We update model weights to modify the generated image distribution on the target concept, e.g., Grumpy Cat, to match an anchor distribution, e.g., Cat. We propose two variants. Left: The anchor distribution is generated by the model itself, conditioned on the anchor concept. Right: The anchor distribution is defined by the modified pairs of <target prompt, anchor image>. An input image x is generated with anchor concept c. Adding randomly sampled noise epsilon results in noisy image xt at time-step t. Target prompt c∗ is produced by appropriately modifying c. In experiments, we find the model-based variant to be more effective.

Other than Diffusion?

Autoregressive models

The Parti model employs the autoregressive approach that treats the task as a sequence-to-sequence problem. By adopting Transformer-based image tokenization, Parti scales an encoder-decoder Transformer model to a 20B parameter, delivering high-fidelity, photorealistic images from textual descriptions.

Parti’s simplicity in design belies its sophisticated output, achieving state-of-the-art FID scores on MS-COCO and demonstrating robust generalization across detailed narratives.
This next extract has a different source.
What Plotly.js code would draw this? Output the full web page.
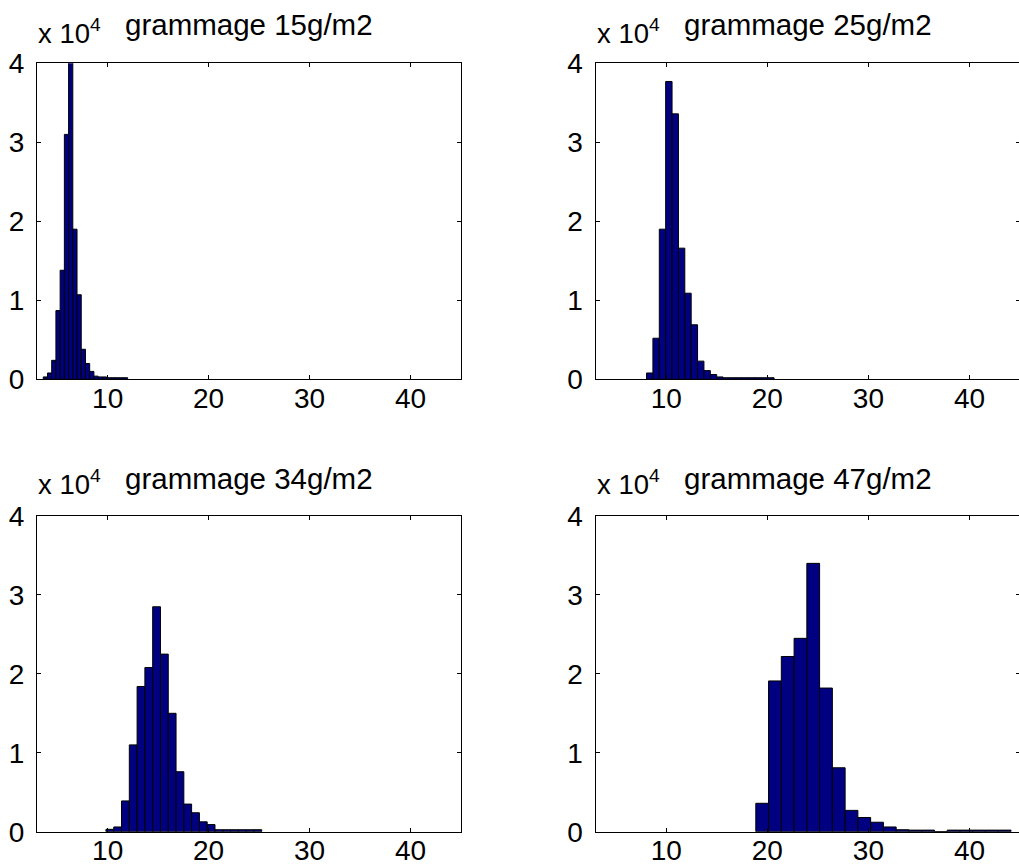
<!DOCTYPE html>
<html>
<head>
<meta charset="utf-8">
<script src="https://cdn.plot.ly/plotly-3.0.1.min.js"></script>
<style>
  html, body { margin: 0; padding: 0; background: #ffffff; overflow: hidden; }
  #chart { width: 1021px; height: 868px; }
</style>
</head>
<body>
<div id="chart"></div>
<script>
// ---- Data (MATLAB hist with 20 bins per panel) ----
const panelTitles = ['grammage 15g/m2', 'grammage 25g/m2', 'grammage 34g/m2', 'grammage 47g/m2'];

// data range covered by the 20 bins of each panel
const binRange15 = [3.62, 11.98];
const binRange25 = [8.05, 20.67];
const binRange34 = [9.83, 25.26];
const binRange47 = [18.86, 44.11];

// counts per bin
const counts15 = [300, 800, 2400, 8700, 13800, 31000, 40500, 19000, 10700, 3800, 2000, 1000, 400, 300, 300, 200, 200, 200, 200, 200];
const counts25 = [800, 5200, 19000, 37700, 33600, 16600, 10900, 6900, 2300, 1100, 600, 300, 200, 200, 200, 200, 200, 200, 200, 200];
const counts34 = [300, 600, 3900, 11000, 18400, 20800, 28500, 22500, 15000, 7600, 3500, 2400, 1250, 900, 250, 250, 250, 250, 250, 250];
const counts47 = [3600, 19100, 22200, 24500, 34000, 18200, 8100, 2700, 1800, 1200, 600, 250, 200, 200, 0, 200, 200, 200, 200, 200];

const xTickVals = [10, 20, 30, 40];
const yTickVals = [0, 10000, 20000, 30000, 40000];
const yTickText = ['0', '1', '2', '3', '4'];
const exponentLabel = 'x 10<sup>4</sup>';

// ---- Build traces ----
function histTrace(range, counts, xa, ya) {
  const n = counts.length;
  const w = (range[1] - range[0]) / n;
  const centers = counts.map((_, i) => range[0] + w * (i + 0.5));
  return {
    type: 'bar', x: centers, y: counts, width: w,
    xaxis: xa, yaxis: ya,
    marker: { color: '#000080', line: { color: '#000000', width: 1 } },
    hoverinfo: 'x+y', showlegend: false
  };
}

const traces = [
  histTrace(binRange15, counts15, 'x', 'y'),
  histTrace(binRange25, counts25, 'x2', 'y2'),
  histTrace(binRange34, counts34, 'x3', 'y3'),
  histTrace(binRange47, counts47, 'x4', 'y4')
];

// ---- Layout ----
const W = 1021, H = 868;
const family = '"Liberation Sans", Arial, Helvetica, sans-serif';
const tickFont = { family: family, size: 28, color: '#000000' };

const colL = [37 / W, 461 / W];
const colR = [595.5 / W, 1020 / W];
const rowT = [(H - 379.3) / H, (H - 63.3) / H];
const rowB = [(H - 831.7) / H, (H - 516) / H];

function xAxis(domain, anchor) {
  return {
    domain: domain, anchor: anchor, range: [3, 45],
    tickmode: 'array', tickvals: xTickVals,
    ticks: 'inside', ticklen: 4, tickwidth: 1, tickcolor: '#000',
    showline: true, linecolor: '#000', linewidth: 1, mirror: 'ticks',
    showgrid: false, zeroline: false, automargin: false,
    ticklabelstandoff: -6, tickfont: tickFont
  };
}
function yAxis(domain, anchor) {
  return {
    domain: domain, anchor: anchor, range: [0, 40000],
    tickmode: 'array', tickvals: yTickVals, ticktext: yTickText,
    ticks: 'inside', ticklen: 4, tickwidth: 1, tickcolor: '#000',
    showline: true, linecolor: '#000', linewidth: 1, mirror: 'ticks',
    showgrid: false, zeroline: false, automargin: false,
    ticklabelstandoff: 6, tickfont: tickFont
  };
}

const annotations = [];
const cols = [colL, colR, colL, colR];
const titleBase = [36, 36, 490, 490];
const expBase = [44.5, 44.5, 494.5, 494.5];
for (let i = 0; i < 4; i++) {
  const c = cols[i];
  annotations.push({
    xref: 'paper', yref: 'paper', x: (c[0] + c[1]) / 2, y: (H - titleBase[i] - 7) / H,
    xanchor: 'center', yanchor: 'bottom', showarrow: false,
    text: panelTitles[i], font: { family: family, size: 29.5, color: '#000' }
  });
  annotations.push({
    xref: 'paper', yref: 'paper', x: c[0] - 1 / W, y: (H - expBase[i] - 7) / H,
    xanchor: 'left', yanchor: 'bottom', showarrow: false,
    text: exponentLabel, font: { family: family, size: 27.5, color: '#000' }
  });
}

const layout = {
  width: W, height: H,
  margin: { l: 0, r: 0, t: 0, b: 0, pad: 0 },
  paper_bgcolor: '#ffffff', plot_bgcolor: '#ffffff',
  font: tickFont, bargap: 0, showlegend: false,
  xaxis: xAxis(colL, 'y'), yaxis: yAxis(rowT, 'x'),
  xaxis2: xAxis(colR, 'y2'), yaxis2: yAxis(rowT, 'x2'),
  xaxis3: xAxis(colL, 'y3'), yaxis3: yAxis(rowB, 'x3'),
  xaxis4: xAxis(colR, 'y4'), yaxis4: yAxis(rowB, 'x4'),
  annotations: annotations
};

Plotly.newPlot('chart', traces, layout, { displayModeBar: false, staticPlot: true });
</script>
</body>
</html>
The model introduces the PartiPrompts benchmark to evaluate the generative capabilities of text-to-image models further.

alb1 [5]

Comparison

Diffusion models, such as Stable Diffusion variants like Dreamlike Photoreal 2.0 and Dreamlike Diffusion 1.0, exhibit greater efficiency compared to autoregressive models when controlling for parameter count. Autoregressive models generally require a larger model size to achieve comparable performance to diffusion models across most metrics. Additionally, autoregressive models like DALL-E 2 show promising performance in reasoning tasks.

alb1 [6]

Reference

[1] Rombach, Robin, et al. “High-Resolution Image Synthesis with Latent Diffusion Models” Proceedings of the IEEE/CVF Conference on Computer Vision and Pattern Recognition. 2022.

[2] Weng, Lillian. “What are Diffusion Models?” Lil’Log https://lilianweng.github.io/posts/2021-07-11-diffusion-models/

[3] Xie, Shaoan, et al. “SmartBrush: Text and Shape Guided Object Inpainting with Diffusion Model” CVPR

[4] Kumari, Nupur, et al. “Ablating concepts in text-to-image diffusion models.” Proceedings of the IEEE/CVF International Conference on Computer Vision. 2023.

[5] Yu, Jiahui, et al. “Scaling autoregressive models for content-rich text-to-image generation.” arXiv preprint arXiv:2206.10789 2.3 (2022): 5.

[6] Lee, Tony, et al. “Holistic evaluation of text-to-image models.” Advances in Neural Information Processing Systems 36 (2024).